As I get older, I realise there are certain things in life that show up my lack of proper breeding. Take rugby. I was fortunate enough to be invited by a certain Scottish company to an England International at Twickenham a couple of years ago (before the rules on incentives and entertaining smothered any last vestiges of fun).
Having played a little schoolboy rugby, and been a moderately keen follower on the telly, I know one end of the rugby pitch from the other, but I wouldn’t claim to be an expert by any means. However, when a particularly subtle foul occurred, I was honest enough to admit I did not understand what was going on.
Enquiring of my fellow supporters, it quickly became clear that none of them knew any more than me, so we all just sat there, happy in our collective ignorance.

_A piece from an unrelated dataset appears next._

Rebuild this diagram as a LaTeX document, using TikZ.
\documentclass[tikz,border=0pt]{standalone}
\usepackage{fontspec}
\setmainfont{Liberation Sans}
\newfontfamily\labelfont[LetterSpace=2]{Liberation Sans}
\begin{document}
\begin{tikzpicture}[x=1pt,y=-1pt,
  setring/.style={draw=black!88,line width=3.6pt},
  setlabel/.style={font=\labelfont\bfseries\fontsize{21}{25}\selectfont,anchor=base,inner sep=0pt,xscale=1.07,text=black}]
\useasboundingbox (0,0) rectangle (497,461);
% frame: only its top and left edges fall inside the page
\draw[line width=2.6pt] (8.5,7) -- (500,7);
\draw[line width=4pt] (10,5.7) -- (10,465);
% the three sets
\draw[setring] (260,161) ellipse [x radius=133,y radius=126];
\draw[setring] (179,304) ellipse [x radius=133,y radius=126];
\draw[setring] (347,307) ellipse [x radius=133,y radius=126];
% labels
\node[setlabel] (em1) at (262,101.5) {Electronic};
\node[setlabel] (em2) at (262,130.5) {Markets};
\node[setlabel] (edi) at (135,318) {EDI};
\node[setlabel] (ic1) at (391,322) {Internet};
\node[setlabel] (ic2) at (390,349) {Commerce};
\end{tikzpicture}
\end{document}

It is a bit like TERs. Until a year or so back I had never heard the phrase, and pondered what else am I missing here as it does not quite feel like the end of the story.

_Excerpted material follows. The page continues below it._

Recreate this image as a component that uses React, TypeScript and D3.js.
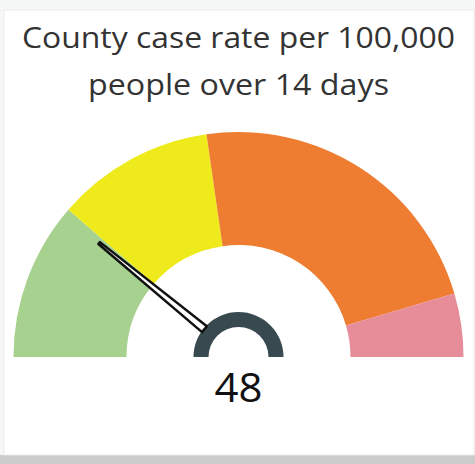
import React from "react";
import * as d3 from "d3";

const titleLines = ["County case rate per 100,000", "people over 14 days"];
const titleWidths = [433, 301];
const bandBreaks = [0, 50, 100, 200, 220];
const bandColors = ["#a6d18e", "#eeea1b", "#ee7d31", "#e78d99"];
const gaugeValue = 48;

const W = 475;
const H = 464;
const cx = 238.5;
const cy = 357;
const outerR = 225;
const innerR = 112;

export default function App() {
  const angle = d3
    .scaleLinear()
    .domain([bandBreaks[0], bandBreaks[bandBreaks.length - 1]])
    .range([-Math.PI / 2, Math.PI / 2]);

  const arc = d3.arc<any>();
  const bands = bandColors.map((c, i) => ({
    color: c,
    path: arc({
      innerRadius: innerR,
      outerRadius: outerR,
      startAngle: angle(bandBreaks[i]),
      endAngle: angle(bandBreaks[i + 1]),
    }) as string,
  }));

  const hub = arc({
    innerRadius: 30,
    outerRadius: 45,
    startAngle: -Math.PI / 2,
    endAngle: Math.PI / 2,
  }) as string;

  const a = angle(gaugeValue);
  const pt = (r: number, off: number) => {
    const dx = Math.sin(a);
    const dy = -Math.cos(a);
    const px = -dy;
    const py = dx;
    return [cx + r * dx + off * px, cy + r * dy + off * py];
  };
  const needlePts = [pt(44, -3.8), pt(180, -1.2), pt(180, 1.2), pt(44, 3.8)];
  const needle = d3.line()(needlePts as [number, number][]) + "Z";

  const font = "'Segoe UI', 'Open Sans', 'Noto Sans', sans-serif";

  return (
    <svg
      width={W}
      height={H}
      style={{ position: "absolute", left: 0, top: 0 }}
    >
      <rect x={0} y={0} width={W} height={H} fill="#f6f7f7" />
      <rect x={0} y={455} width={W} height={9} fill="#cbcbcb" />
      <rect x={4} y={10} width={470} height={445} fill="#ffffff" stroke="#ececec" />
      {titleLines.map((t, i) => (
        <text
          key={i}
          x={cx}
          y={48 + i * 47}
          textAnchor="middle"
          fontFamily={font}
          fontSize={29}
          fill="#333333"
          textLength={titleWidths[i]}
          lengthAdjust="spacingAndGlyphs"
        >
          {t}
        </text>
      ))}
      {bands.map((b, i) => (
        <path key={i} d={b.path} transform={`translate(${cx},${cy})`} fill={b.color} />
      ))}
      <path d={hub} transform={`translate(${cx},${cy})`} fill="#384a4f" />
      <path d={needle} fill="#ffffff" stroke="#111111" strokeWidth={2.5} strokeLinejoin="round" />
      <text
        x={cx}
        y={402}
        textAnchor="middle"
        fontFamily={font}
        fontSize={40}
        fill="#111111"
        textLength={48}
        lengthAdjust="spacingAndGlyphs"
      >
        {gaugeValue}
      </text>
    </svg>
  );
}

And would you believe it, along comes further “clarification” from the fund houses that there are indeed even more costs that perhaps might be better to disclose rather than have it found out at some future date.
At least I am honest enough to admit that I do not always understand things, rather than pretending to or, even worse, assuming that someone else does so I do not have to.

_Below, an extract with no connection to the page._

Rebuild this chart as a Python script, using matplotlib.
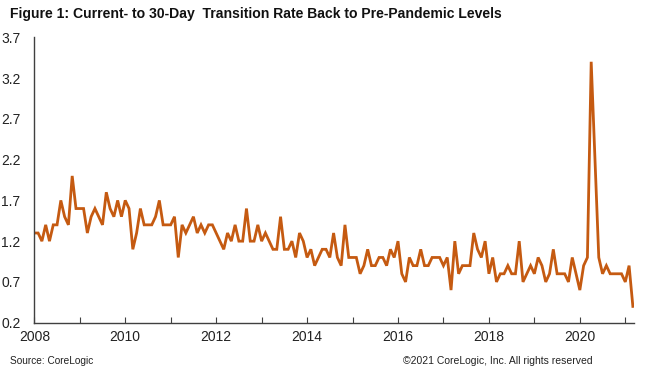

But one thing is crystal clear: your average consumer has absolutely no chance of understanding the nuances of our profession. Types of advisers, ways to pay them, investment costs, ways to get the best advice; the list goes depressingly on and on.
And so to the latest “whizz-bang” initiative, the laudable-sounding initiative to pool people’s funds Dutch style. Surely that strikes a further blow to our collective wish to simplify things?
Do you think I’m mad for thinking this sounds like they might be riding a popularity wave of Nordic crime thrillers? It can’t be! Either way, in what parallel universe can this be a good thing? A “new new” kind of pension to cement the utterly perplexing image of pensions in the consumer’s mind.
I have only been doing this for 27 years, but even I am struggling to think of one unambiguous advantage of these new proposals. Actuarially driven, pooling mechanisms and untested governance make me wary.
We already have a proven mechanism in personal pensions that has stood the test of time. Simple individual pots with no one else to blame but the member if they do not save enough.
Granted, people might be slightly better off if they are pointed towards a good quality default fund, and are safe in the low-charging world that we now inhabit, but both of these have a miniscule impact on the outcome when you compare the decision not to do it 30 years sooner.
Auto-enrolment has clearly changed the coal face forever and probably for the better; but that will not stop a bored and disengaged public remaining disillusioned, despite the recent Budget initiative which removed the final barrier to entry once and for all.